ABA’s 21-day challenge provided perspective, scope, and resources on a wide array of Hispanic culture and history. The challenge’s proactive approach created a multidimensional experience that aimed for a more meaningful path toward cultural understanding and reflection.
Although Hispanic Heritage Month ends on October 15, the American Bar Association made sure each day of the commemorative month counted with its 21-Day Hispanic Heritage Equity Habit Building Challenge.
Launched by its Diversity and Inclusion Advisory Council, the challenge invited ABA’s members and nonmembers on a journey to be more constructive, engaged, and have a deeper understanding about the many communities included under the “Hispanic umbrella.”
The challenge led with a resonant quote from labor leader and civil rights activist Delores Huerta: “Every moment is an organizing opportunity, every person a potential activist, every minute a chance to change the world. When you have a conflict, that means that there are truths that have to be addressed on each side of the conflict.”

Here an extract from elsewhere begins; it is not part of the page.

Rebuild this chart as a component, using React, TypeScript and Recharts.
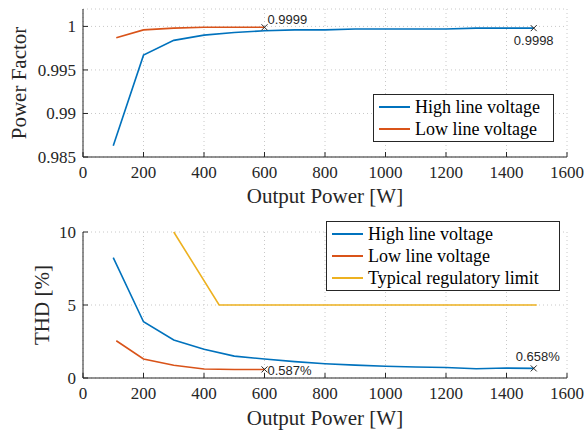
import React from 'react';
import { LineChart, Line, XAxis, YAxis, CartesianGrid, Legend } from 'recharts';

const powerTicks = [0, 200, 400, 600, 800, 1000, 1200, 1400, 1600];
const pfTicks = [0.985, 0.99, 0.995, 1];
const thdTicks = [0, 5, 10];

const highPower = [100, 200, 300, 400, 500, 600, 700, 800, 900, 1000, 1100, 1200, 1300, 1400, 1490];
const highPF = [0.9863, 0.9967, 0.9984, 0.999, 0.9993, 0.9995, 0.9996, 0.9996, 0.9997, 0.9997, 0.9997, 0.9997, 0.9998, 0.9998, 0.9998];
const highTHD = [8.25, 3.85, 2.6, 1.97, 1.5, 1.3, 1.12, 0.98, 0.88, 0.8, 0.75, 0.72, 0.63, 0.68, 0.658];

const lowPower = [110, 200, 300, 400, 500, 600];
const lowPF = [0.9987, 0.9996, 0.9998, 0.9999, 0.9999, 0.9999];
const lowTHD = [2.55, 1.3, 0.87, 0.62, 0.58, 0.587];

const limitPower = [300, 450, 1500];
const limitTHD = [10, 5, 5];

const BLUE = '#0072BD';
const ORANGE = '#D95319';
const YELLOW = '#EDB120';
const INK = '#262626';
const SERIF = '"Liberation Serif", "DejaVu Serif", serif';
const SANS = '"Liberation Sans", Arial, sans-serif';

const toRows = (xs: number[], ys: number[]) => xs.map((p, i) => ({ p, v: ys[i] }));

// draws an "x" and a value label on the last point only
const endMark = (last: number, label: string, dx: number, dy: number, anchor: string) => (props: any) => {
  const { cx, cy, index } = props;
  if (index !== last) return <g key={index} />;
  return (
    <g key={index}>
      <path d={`M${cx - 3},${cy - 3}L${cx + 3},${cy + 3}M${cx - 3},${cy + 3}L${cx + 3},${cy - 3}`} stroke={INK} strokeWidth={1} />
      <text x={cx + dx} y={cy + dy} textAnchor={anchor} style={{ fontFamily: SANS, fontSize: 13, fill: INK }}>
        {label}
      </text>
    </g>
  );
};

const SerifTick = (props: any) => {
  const { x, y, payload, textAnchor, orientation } = props;
  const dy = orientation === 'bottom' ? '0.75em' : '0.35em';
  return (
    <text x={x} y={y} dy={dy} textAnchor={textAnchor} style={{ fontFamily: SERIF, fontSize: 17, fill: INK }}>
      {String(payload.value)}
    </text>
  );
};

const yLabel = (text: string, offset: number) => (props: any) => {
  const vb = props.viewBox;
  const cx = vb.x + offset;
  const cy = vb.y + vb.height / 2;
  return (
    <text x={cx} y={cy} transform={`rotate(-90 ${cx} ${cy})`} textAnchor="middle" dominantBaseline="central"
      style={{ fontFamily: SERIF, fontSize: 21, fill: INK }}>
      {text}
    </text>
  );
};

const xLabel = (text: string, offset: number) => (props: any) => {
  const vb = props.viewBox;
  const cx = vb.x + vb.width / 2;
  const cy = vb.y + vb.height - offset;
  return (
    <text x={cx} y={cy} textAnchor="middle" dominantBaseline="central" style={{ fontFamily: SERIF, fontSize: 21, fill: INK }}>
      {text}
    </text>
  );
};

const LegendBox = ({ items, width }: { items: { name: string; color: string }[]; width: number }) => (
  <div style={{ width, border: `1px solid ${INK}`, background: '#fff', padding: '1px 0', boxSizing: 'border-box' }}>
    {items.map((it) => (
      <div key={it.name} style={{ display: 'flex', alignItems: 'center', height: 22, fontFamily: SERIF, fontSize: 18, color: '#000' }}>
        <div style={{ width: 31, height: 0, borderTop: `2px solid ${it.color}`, marginLeft: 5, marginRight: 5 }} />
        <span>{it.name}</span>
      </div>
    ))}
  </div>
);

function PFChart() {
  return (
    <LineChart width={587} height={210} margin={{ top: 9, right: 20, bottom: 0, left: 0 }}>
      <CartesianGrid stroke="#c8c8c8" strokeDasharray="1 3" />
      <XAxis
        type="number" dataKey="p" domain={[0, 1600]} ticks={powerTicks} height={53}
        tickSize={-5} tickMargin={13} stroke={INK} tick={<SerifTick />}
        label={{ content: xLabel('Output Power [W]', 14) }}
      />
      <XAxis xAxisId="top" orientation="top" type="number" dataKey="p" domain={[0, 1600]} ticks={powerTicks} height={0} tickSize={-5} tick={false} stroke={INK} />
      <YAxis
        type="number" domain={[0.985, 1.002]} ticks={pfTicks} width={83} allowDataOverflow
        tickSize={-5} tickMargin={12} stroke={INK} tick={<SerifTick />}
        label={{ content: yLabel('Power Factor', 19) }}
      />
      <YAxis yAxisId="right" orientation="right" type="number" domain={[0.985, 1.002]} ticks={pfTicks} width={0} tickSize={-5} tick={false} stroke={INK} />
      <Line data={toRows(highPower, highPF)} dataKey="v" name="High line voltage" stroke={BLUE} strokeWidth={1.6} isAnimationActive={false}
        dot={endMark(highPower.length - 1, '0.9998', 0, 17, 'middle')} activeDot={false} />
      <Line data={toRows(lowPower, lowPF)} dataKey="v" name="Low line voltage" stroke={ORANGE} strokeWidth={1.6} isAnimationActive={false}
        dot={endMark(lowPower.length - 1, '0.9999', 3, -3, 'start')} activeDot={false} />
      <Legend layout="vertical" align="center" verticalAlign="middle" wrapperStyle={{ left: 373, top: 94, width: 181 }}
        content={() => <LegendBox width={181} items={[{ name: 'High line voltage', color: BLUE }, { name: 'Low line voltage', color: ORANGE }]} />} />
    </LineChart>
  );
}

function THDChart() {
  return (
    <LineChart width={587} height={224} margin={{ top: 22, right: 20, bottom: 0, left: 0 }}>
      <CartesianGrid stroke="#c8c8c8" strokeDasharray="1 3" />
      <XAxis
        type="number" dataKey="p" domain={[0, 1600]} ticks={powerTicks} height={56}
        tickSize={-5} tickMargin={13} stroke={INK} tick={<SerifTick />}
        label={{ content: xLabel('Output Power [W]', 16) }}
      />
      <XAxis xAxisId="top" orientation="top" type="number" dataKey="p" domain={[0, 1600]} ticks={powerTicks} height={0} tickSize={-5} tick={false} stroke={INK} />
      <YAxis
        type="number" domain={[0, 10]} ticks={thdTicks} width={83}
        tickSize={-5} tickMargin={12} stroke={INK} tick={<SerifTick />}
        label={{ content: yLabel('THD [%]', 42) }}
      />
      <YAxis yAxisId="right" orientation="right" type="number" domain={[0, 10]} ticks={thdTicks} width={0} tickSize={-5} tick={false} stroke={INK} />
      <Line data={toRows(limitPower, limitTHD)} dataKey="v" name="Typical regulatory limit" stroke={YELLOW} strokeWidth={1.6} isAnimationActive={false} dot={false} activeDot={false} />
      <Line data={toRows(highPower, highTHD)} dataKey="v" name="High line voltage" stroke={BLUE} strokeWidth={1.6} isAnimationActive={false}
        dot={endMark(highPower.length - 1, '0.658%', 4, -7, 'middle')} activeDot={false} />
      <Line data={toRows(lowPower, lowTHD)} dataKey="v" name="Low line voltage" stroke={ORANGE} strokeWidth={1.6} isAnimationActive={false}
        dot={endMark(lowPower.length - 1, '0.587%', 3, 6, 'start')} activeDot={false} />
      <Legend layout="vertical" align="center" verticalAlign="middle" wrapperStyle={{ left: 326, top: 11, width: 234 }}
        content={() => (
          <LegendBox width={234} items={[
            { name: 'High line voltage', color: BLUE },
            { name: 'Low line voltage', color: ORANGE },
            { name: 'Typical regulatory limit', color: YELLOW },
          ]} />
        )} />
    </LineChart>
  );
}

export default function App() {
  return (
    <div style={{ position: 'absolute', left: 0, top: 0, width: 587, height: 434, background: '#fff' }}>
      <div style={{ position: 'absolute', left: 0, top: 0 }}>
        <PFChart />
      </div>
      <div style={{ position: 'absolute', left: 0, top: 210 }}>
        <THDChart />
      </div>
    </div>
  );
}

Huerta, along with Cesar Chavez, cofounded the National Farm Workers Association, now United Farm Workers. She originated the phrase, “Sí, se puede,” Spanish for, “Yes, it can be done,” which is UFW’s official motto.
Participants were asked to complete a voluntary, consecutive 21-day syllabus, made up of daily, short assignments (about 15-30 minutes), which included readings, videos, or podcasts. For example, daily topics had resources on contributions to literature, poetry, and the arts; Latinos breaking barriers; the history of the Spanish language; and more. Participants were free to opt-out anytime along the way, and there was no grade at the end. The assignments aimed to illuminate participants on elements of Hispanic histories, identities, and cultures.
The challenge was modeled on the “21-Day Racial Equity Habit-Building Challenge,” designed by diversity expert Dr. Eddie Moore Jr., to advance a deeper understanding of the intersections of race, power, privilege, supremacy, and oppression.
ABA stated that while it’s impossible to highlight all the diversity of experiences within the Hispanic community, the syllabus serves as “an introduction to what we hope will be a rewarding journey that extends far beyond the limits of this project.”